→ Brief
Begin with the opening line of the records and extract each line through the one holding "import plotly.graph_objects as go"; pictures are not part of the copy.

(Recorded data)

>> begin

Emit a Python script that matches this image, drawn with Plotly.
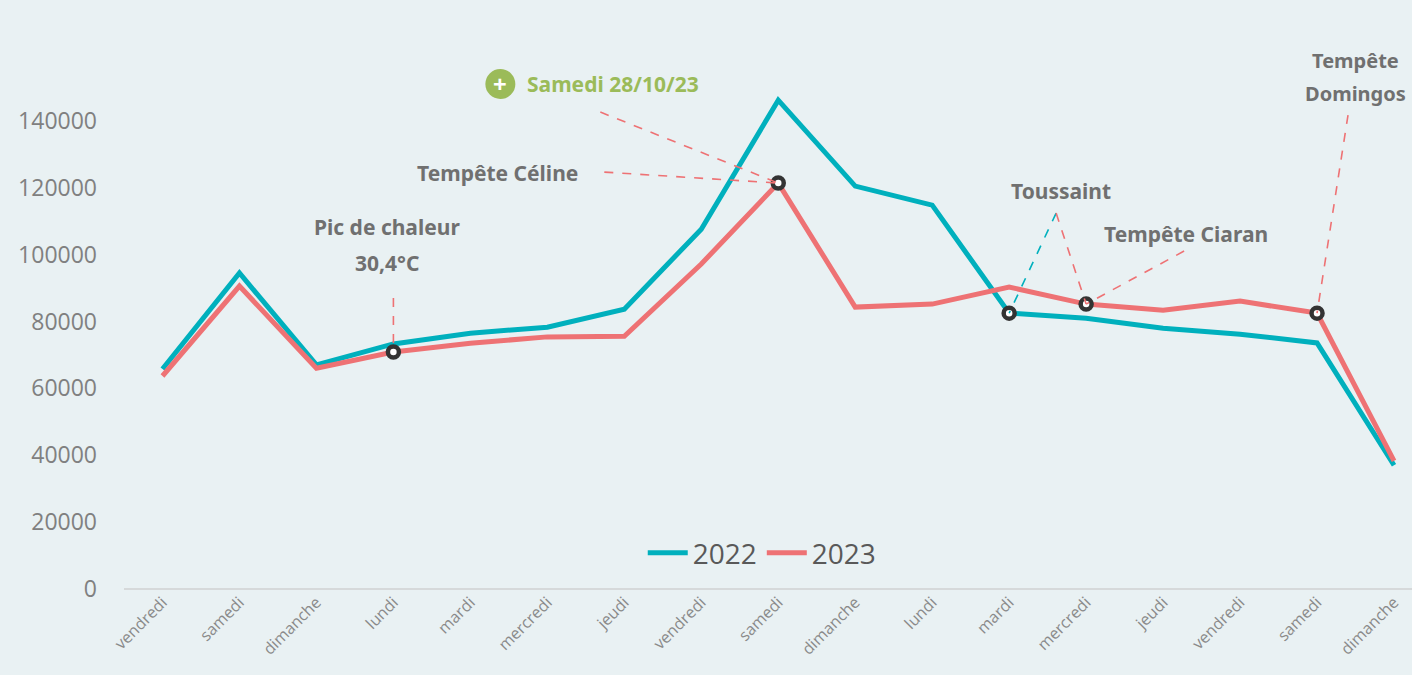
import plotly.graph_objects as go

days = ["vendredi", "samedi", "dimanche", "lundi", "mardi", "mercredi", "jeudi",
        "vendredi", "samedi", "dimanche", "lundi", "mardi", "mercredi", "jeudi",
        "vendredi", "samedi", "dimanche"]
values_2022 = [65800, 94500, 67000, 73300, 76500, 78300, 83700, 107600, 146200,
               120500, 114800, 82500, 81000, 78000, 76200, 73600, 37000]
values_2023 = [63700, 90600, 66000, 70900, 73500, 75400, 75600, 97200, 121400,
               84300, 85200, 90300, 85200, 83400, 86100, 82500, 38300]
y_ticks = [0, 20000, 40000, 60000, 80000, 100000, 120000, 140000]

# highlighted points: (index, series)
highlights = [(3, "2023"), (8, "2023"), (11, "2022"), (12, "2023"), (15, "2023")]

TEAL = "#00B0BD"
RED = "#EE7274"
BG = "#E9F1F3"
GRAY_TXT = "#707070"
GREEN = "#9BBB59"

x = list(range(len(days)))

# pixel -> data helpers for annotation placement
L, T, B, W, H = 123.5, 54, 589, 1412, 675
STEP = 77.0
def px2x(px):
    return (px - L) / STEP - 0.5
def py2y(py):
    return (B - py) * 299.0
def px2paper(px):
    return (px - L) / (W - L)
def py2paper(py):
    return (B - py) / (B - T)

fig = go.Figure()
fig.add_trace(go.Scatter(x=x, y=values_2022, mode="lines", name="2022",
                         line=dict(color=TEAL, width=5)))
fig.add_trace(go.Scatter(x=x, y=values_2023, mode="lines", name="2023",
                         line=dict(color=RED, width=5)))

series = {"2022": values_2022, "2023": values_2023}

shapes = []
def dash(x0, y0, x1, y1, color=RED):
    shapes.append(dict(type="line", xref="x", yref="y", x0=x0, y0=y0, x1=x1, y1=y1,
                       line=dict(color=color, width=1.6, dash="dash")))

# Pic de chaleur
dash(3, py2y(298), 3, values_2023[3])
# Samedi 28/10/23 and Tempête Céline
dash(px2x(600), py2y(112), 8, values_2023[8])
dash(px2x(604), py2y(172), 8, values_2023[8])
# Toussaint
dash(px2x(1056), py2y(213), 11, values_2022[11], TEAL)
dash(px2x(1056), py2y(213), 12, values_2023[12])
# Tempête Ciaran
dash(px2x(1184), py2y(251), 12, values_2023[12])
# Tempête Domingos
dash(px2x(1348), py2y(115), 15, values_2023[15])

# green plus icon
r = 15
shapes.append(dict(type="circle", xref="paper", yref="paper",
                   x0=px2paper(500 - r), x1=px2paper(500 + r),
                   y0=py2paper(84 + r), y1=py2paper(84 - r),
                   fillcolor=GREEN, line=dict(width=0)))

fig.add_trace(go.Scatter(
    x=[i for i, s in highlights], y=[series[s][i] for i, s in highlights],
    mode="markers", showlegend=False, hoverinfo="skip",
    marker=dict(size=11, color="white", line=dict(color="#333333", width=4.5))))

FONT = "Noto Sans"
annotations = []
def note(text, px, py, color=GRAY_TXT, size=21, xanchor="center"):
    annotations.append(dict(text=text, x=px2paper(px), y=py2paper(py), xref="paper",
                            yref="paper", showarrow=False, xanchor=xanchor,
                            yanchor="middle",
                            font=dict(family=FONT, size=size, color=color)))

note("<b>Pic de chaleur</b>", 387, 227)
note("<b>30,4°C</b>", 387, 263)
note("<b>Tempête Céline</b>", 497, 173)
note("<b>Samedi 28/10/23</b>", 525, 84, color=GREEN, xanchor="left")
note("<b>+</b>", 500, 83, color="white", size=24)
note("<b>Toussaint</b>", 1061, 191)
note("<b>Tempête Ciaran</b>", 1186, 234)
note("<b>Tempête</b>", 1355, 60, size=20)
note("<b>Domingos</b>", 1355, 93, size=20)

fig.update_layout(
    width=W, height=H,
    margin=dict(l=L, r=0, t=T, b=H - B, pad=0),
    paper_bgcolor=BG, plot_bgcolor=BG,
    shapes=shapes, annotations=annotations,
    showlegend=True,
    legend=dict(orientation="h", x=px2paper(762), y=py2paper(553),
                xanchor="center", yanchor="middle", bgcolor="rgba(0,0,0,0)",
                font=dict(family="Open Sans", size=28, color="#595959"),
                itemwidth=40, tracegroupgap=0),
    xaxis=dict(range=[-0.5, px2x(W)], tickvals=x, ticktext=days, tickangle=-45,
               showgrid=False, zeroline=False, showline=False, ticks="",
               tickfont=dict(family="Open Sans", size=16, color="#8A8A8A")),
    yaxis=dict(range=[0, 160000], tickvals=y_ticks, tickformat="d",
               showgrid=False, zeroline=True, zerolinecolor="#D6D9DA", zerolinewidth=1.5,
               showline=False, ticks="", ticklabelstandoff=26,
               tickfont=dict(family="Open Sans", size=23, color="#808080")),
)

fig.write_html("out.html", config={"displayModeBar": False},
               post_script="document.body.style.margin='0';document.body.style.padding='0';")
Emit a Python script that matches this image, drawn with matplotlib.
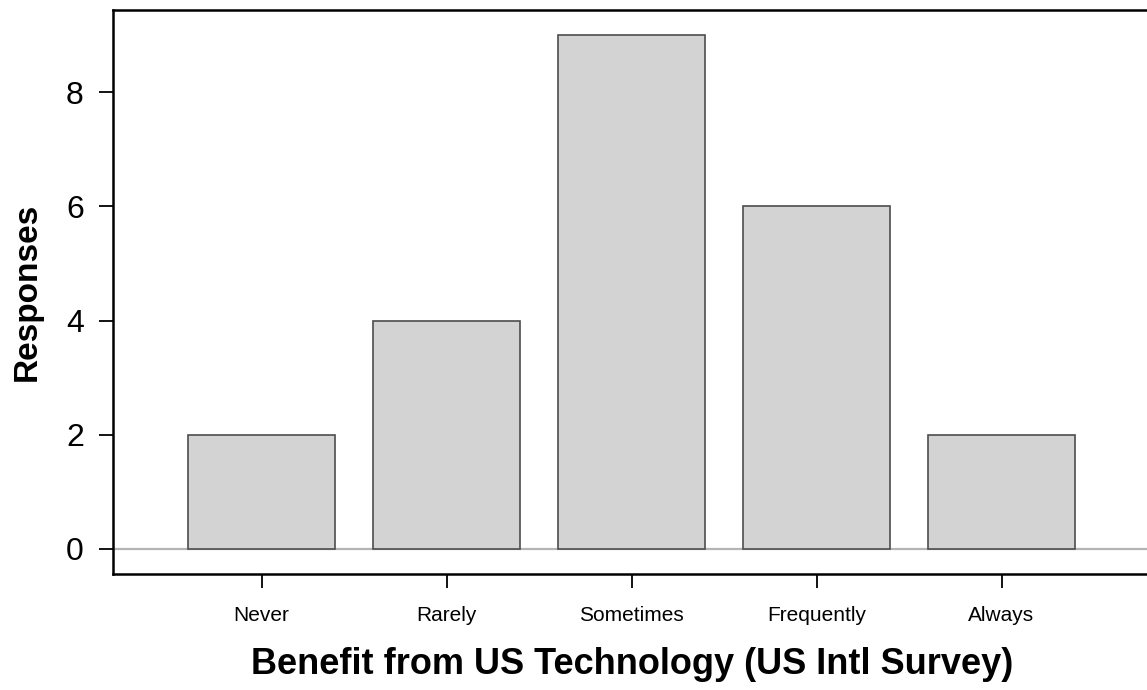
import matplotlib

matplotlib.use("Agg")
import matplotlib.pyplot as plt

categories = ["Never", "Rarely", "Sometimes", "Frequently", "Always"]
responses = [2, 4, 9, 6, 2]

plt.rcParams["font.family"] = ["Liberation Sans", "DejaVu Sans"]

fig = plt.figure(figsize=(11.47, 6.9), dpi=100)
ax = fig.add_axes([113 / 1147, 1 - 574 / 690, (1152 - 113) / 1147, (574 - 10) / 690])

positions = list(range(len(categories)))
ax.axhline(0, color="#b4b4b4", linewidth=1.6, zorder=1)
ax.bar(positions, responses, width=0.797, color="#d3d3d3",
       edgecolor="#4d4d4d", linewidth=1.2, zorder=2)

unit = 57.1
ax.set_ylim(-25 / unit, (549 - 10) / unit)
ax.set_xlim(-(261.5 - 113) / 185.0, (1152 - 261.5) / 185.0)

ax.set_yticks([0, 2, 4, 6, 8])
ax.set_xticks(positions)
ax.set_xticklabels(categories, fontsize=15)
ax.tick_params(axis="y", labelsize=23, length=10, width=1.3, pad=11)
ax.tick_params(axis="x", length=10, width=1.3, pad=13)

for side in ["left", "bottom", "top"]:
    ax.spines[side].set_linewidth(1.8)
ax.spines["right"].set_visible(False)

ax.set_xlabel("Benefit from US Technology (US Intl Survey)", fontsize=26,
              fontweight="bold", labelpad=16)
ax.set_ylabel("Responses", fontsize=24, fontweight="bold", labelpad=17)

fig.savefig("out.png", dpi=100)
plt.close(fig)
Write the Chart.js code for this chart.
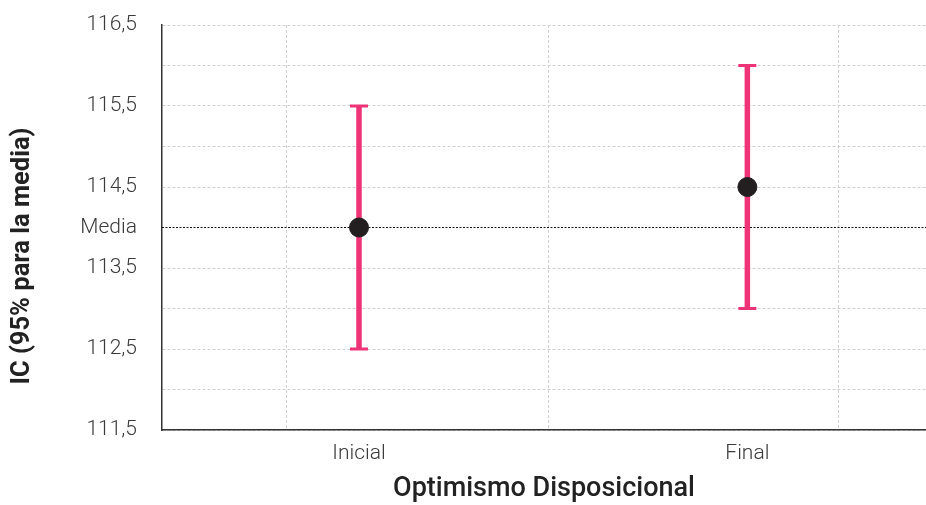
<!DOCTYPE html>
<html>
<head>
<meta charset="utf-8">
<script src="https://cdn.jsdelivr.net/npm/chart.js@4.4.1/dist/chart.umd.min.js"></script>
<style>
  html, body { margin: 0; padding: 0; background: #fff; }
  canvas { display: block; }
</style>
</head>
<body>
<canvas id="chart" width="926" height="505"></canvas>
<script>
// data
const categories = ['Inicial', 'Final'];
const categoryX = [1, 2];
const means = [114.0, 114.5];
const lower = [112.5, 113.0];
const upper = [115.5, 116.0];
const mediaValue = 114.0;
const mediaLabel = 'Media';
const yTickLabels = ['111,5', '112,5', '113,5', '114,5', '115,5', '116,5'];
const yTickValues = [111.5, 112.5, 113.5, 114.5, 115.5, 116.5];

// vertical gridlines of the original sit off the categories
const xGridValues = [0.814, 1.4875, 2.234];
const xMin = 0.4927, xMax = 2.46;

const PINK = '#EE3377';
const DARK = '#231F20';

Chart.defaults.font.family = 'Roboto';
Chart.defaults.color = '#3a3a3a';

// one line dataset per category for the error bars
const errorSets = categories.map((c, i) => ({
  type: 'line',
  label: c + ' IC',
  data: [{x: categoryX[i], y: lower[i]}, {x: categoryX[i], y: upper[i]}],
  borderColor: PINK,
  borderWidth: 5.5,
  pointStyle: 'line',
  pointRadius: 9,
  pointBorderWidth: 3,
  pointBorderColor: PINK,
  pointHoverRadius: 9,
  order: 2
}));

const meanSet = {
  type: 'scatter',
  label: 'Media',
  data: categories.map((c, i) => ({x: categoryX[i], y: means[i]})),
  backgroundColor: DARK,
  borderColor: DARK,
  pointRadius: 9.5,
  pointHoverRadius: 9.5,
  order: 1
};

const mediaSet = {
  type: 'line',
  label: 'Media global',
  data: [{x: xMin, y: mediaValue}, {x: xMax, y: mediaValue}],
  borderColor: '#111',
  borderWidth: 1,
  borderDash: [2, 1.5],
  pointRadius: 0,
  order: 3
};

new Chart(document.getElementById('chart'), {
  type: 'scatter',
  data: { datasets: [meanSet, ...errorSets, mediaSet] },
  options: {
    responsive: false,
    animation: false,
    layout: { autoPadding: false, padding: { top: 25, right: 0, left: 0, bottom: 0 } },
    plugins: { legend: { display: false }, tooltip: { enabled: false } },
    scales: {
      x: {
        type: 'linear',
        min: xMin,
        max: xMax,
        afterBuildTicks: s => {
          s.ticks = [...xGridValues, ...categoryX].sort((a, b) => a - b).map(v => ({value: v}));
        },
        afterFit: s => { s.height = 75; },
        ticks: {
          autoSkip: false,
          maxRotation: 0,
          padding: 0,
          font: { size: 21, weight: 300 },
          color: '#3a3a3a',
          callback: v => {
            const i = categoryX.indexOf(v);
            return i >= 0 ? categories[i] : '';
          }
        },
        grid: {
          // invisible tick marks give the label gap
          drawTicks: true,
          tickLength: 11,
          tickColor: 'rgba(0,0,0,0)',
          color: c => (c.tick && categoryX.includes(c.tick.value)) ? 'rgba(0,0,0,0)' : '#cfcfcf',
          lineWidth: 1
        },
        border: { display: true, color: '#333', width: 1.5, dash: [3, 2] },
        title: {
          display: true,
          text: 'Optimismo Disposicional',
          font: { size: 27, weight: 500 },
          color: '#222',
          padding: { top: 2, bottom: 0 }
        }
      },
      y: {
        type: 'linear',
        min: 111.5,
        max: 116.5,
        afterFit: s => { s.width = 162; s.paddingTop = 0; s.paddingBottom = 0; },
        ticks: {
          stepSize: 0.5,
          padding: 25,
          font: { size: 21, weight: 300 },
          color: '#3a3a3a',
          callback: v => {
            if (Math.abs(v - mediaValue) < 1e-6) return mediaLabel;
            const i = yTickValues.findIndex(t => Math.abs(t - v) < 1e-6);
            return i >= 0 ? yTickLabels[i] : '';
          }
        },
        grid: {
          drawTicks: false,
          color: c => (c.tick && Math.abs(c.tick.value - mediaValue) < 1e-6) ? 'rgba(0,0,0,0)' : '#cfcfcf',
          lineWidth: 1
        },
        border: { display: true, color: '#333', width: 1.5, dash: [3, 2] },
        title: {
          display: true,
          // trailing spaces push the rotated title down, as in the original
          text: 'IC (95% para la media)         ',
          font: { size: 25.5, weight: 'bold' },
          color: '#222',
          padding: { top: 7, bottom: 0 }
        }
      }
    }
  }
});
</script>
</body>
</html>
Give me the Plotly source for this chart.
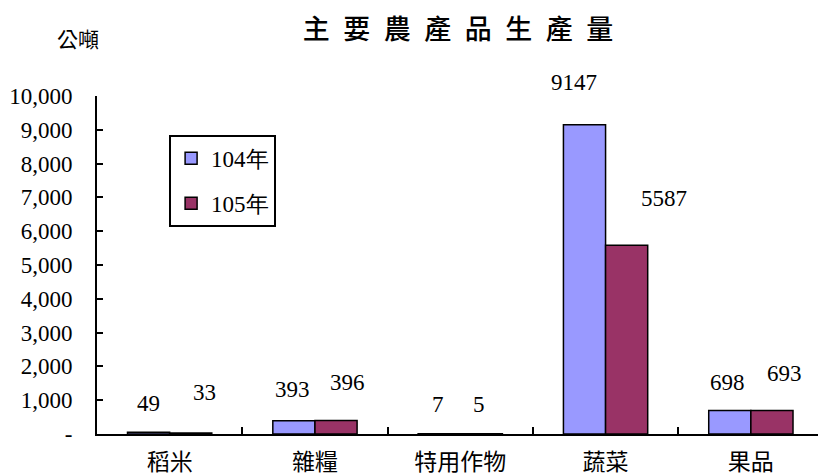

>> end

→ Output for this exercise
Emit a Python script that matches this image, drawn with Plotly.
import plotly.graph_objects as go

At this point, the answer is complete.